When the Archduke Azzo Visconti died on August 14, 1339, his death was recorded as occurring at the twentieth hour. In the whole of human history, he was the first person given a time of death with a modern hour. Before this point in history, accurate hours were reserved for the pedantic study of astronomers and mathematicians, but on the peninsula of Italy, time was just beginning to be codified across society.

While water clocks—known as clepsydra—had existed in the Western world for millennia, the usefulness of clocks, time, and schedules was something that would take civilizations a much longer time to make use of. Just as the lightbulb opened up a whole new world of possibilities for humankind to be industrious indoors and even at night, timekeeping was just about to revolutionize human productivity.


Allegory of Good Government, 1338, the earliest confirmed evidence of the hourglass.

The need for accurate timekeeping became a governance issue in places like London when Council meetings weren’t allowed to be held until the murkily designated time of “after mass.” The church, however, had little interest in keeping its services to a schedule. By setting meeting times to a more rigid “8 o’clock” schedules across the continent were able to be reigned in. While bells could help keep time for anybody within earshot of a city, relatively cheap and easy to produce hourglasses made it possible not just to keep time, but to coordinate events across countries and even oceans.

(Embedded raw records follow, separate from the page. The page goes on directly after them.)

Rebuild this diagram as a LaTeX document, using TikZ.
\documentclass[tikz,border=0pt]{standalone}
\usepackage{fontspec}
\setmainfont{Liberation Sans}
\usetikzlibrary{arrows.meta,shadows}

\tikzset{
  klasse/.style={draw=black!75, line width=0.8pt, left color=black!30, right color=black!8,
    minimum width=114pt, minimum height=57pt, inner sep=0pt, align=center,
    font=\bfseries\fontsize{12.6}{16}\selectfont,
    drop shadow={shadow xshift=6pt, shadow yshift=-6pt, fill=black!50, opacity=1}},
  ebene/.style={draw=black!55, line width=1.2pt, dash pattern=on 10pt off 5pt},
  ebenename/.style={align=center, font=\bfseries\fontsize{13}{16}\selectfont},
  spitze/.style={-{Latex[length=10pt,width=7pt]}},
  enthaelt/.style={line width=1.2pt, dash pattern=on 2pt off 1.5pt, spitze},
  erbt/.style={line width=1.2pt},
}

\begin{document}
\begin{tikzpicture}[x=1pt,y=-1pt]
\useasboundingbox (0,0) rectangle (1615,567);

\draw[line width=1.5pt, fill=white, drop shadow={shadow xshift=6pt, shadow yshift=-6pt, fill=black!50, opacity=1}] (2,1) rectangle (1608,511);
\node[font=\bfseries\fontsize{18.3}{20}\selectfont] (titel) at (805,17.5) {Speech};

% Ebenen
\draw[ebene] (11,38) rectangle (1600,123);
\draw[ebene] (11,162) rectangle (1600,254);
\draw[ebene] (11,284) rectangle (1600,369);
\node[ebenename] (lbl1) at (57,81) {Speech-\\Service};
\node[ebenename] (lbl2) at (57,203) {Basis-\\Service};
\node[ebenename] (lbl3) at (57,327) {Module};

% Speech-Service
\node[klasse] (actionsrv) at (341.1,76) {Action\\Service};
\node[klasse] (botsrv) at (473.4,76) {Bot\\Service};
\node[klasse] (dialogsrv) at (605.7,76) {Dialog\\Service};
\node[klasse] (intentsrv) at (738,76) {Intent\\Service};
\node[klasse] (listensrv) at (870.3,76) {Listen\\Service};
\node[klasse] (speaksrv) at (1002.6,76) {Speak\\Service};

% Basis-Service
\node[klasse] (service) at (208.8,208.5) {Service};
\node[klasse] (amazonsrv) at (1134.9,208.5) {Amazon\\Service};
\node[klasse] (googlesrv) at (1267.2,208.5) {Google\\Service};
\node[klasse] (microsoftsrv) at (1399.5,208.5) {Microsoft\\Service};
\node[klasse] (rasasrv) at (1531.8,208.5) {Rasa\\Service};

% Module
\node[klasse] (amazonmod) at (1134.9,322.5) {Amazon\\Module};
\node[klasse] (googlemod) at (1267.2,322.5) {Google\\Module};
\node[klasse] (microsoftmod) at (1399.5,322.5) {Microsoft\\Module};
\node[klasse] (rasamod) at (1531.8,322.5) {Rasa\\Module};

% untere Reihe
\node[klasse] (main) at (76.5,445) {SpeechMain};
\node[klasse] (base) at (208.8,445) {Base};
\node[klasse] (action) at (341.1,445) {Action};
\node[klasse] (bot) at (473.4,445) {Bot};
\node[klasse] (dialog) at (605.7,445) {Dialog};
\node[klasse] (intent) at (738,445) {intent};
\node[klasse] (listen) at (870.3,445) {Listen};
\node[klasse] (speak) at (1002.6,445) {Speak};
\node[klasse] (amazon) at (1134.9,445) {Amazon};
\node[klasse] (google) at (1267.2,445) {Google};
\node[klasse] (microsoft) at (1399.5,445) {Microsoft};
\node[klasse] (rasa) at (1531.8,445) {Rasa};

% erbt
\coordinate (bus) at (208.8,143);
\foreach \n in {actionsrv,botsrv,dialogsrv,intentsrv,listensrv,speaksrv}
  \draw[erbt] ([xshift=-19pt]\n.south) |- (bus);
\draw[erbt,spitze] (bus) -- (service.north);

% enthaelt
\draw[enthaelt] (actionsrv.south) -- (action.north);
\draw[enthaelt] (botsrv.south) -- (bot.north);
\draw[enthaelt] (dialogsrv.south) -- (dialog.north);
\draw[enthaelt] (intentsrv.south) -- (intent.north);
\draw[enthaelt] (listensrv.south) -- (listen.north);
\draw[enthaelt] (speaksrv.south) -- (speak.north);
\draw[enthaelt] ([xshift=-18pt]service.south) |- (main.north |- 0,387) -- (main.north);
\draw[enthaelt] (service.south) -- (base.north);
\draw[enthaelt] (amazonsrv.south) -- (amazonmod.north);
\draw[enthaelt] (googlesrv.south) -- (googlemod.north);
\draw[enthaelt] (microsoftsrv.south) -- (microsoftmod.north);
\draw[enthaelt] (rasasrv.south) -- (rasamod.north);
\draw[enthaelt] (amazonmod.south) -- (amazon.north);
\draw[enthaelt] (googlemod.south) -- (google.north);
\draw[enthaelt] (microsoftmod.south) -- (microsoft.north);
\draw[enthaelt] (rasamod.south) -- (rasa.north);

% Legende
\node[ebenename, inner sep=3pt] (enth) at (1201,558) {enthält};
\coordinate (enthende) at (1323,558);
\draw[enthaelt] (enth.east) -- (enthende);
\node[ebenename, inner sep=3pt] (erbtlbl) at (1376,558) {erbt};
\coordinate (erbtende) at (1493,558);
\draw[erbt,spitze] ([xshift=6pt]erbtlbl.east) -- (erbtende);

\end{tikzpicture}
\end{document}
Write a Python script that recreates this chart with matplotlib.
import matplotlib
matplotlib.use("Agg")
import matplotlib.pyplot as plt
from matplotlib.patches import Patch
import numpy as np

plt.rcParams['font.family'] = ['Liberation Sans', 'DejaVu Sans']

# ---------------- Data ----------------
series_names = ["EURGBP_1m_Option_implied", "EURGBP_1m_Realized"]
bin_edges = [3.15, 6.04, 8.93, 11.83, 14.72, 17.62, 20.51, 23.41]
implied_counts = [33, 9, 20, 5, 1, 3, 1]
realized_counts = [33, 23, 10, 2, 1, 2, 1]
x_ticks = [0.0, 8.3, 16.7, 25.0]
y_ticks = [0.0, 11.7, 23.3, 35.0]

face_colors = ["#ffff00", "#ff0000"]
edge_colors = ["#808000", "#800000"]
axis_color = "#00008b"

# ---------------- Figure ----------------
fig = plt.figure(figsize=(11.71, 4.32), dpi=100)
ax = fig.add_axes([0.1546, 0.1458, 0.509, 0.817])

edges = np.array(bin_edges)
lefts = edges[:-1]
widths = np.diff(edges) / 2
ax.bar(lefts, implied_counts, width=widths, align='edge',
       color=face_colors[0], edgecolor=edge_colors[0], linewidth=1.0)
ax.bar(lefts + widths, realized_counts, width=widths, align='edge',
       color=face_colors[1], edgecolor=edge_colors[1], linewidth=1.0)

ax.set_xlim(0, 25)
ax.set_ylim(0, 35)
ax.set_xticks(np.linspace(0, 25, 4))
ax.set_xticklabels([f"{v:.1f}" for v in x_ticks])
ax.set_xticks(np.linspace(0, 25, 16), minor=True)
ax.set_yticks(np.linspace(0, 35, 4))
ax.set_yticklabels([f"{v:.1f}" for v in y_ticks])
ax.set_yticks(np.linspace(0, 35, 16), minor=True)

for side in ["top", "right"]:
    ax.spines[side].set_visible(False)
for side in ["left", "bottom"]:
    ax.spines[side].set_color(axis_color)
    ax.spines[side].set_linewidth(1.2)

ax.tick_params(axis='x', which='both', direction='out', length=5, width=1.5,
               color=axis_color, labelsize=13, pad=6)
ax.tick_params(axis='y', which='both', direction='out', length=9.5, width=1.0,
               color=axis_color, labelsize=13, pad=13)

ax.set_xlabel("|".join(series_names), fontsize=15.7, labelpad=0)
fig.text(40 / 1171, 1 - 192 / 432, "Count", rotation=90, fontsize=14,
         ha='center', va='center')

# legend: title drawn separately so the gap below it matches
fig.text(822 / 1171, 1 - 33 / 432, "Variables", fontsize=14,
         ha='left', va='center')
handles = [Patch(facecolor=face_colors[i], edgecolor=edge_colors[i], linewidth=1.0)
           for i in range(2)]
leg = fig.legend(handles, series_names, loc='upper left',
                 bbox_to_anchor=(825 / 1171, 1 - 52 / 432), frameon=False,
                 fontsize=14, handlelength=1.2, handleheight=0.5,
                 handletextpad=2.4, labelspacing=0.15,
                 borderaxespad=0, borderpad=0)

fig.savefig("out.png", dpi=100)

By using multiple hourglasses, churches, courts, and governing bodies were able to allocate short amounts of time to different items on their agendas. The hourglass set in the Ripley collection was acquired in 1925 by Robert Ripley himself on a trip to Italy.

hourglass set

The design of this timekeeper allows one to track the quarter, half, three-quarter, and full hour. Designs like this date back to the 17th-century, and would have probably been owned by a church.

No one is exactly sure who invented the hourglass, or how it came to such widespread popularity, but the device soon became invaluable. Ships could use them to navigate—the flow of their sand was less affected by waves than water clocks—and time was able to be standardized across the world.

Today, timekeeping is kept more precisely with universal constants and the ubiquity of technology, but low-tech hourglasses remain popular as timers for everything from home cooks poaching eggs to children brushing their teeth.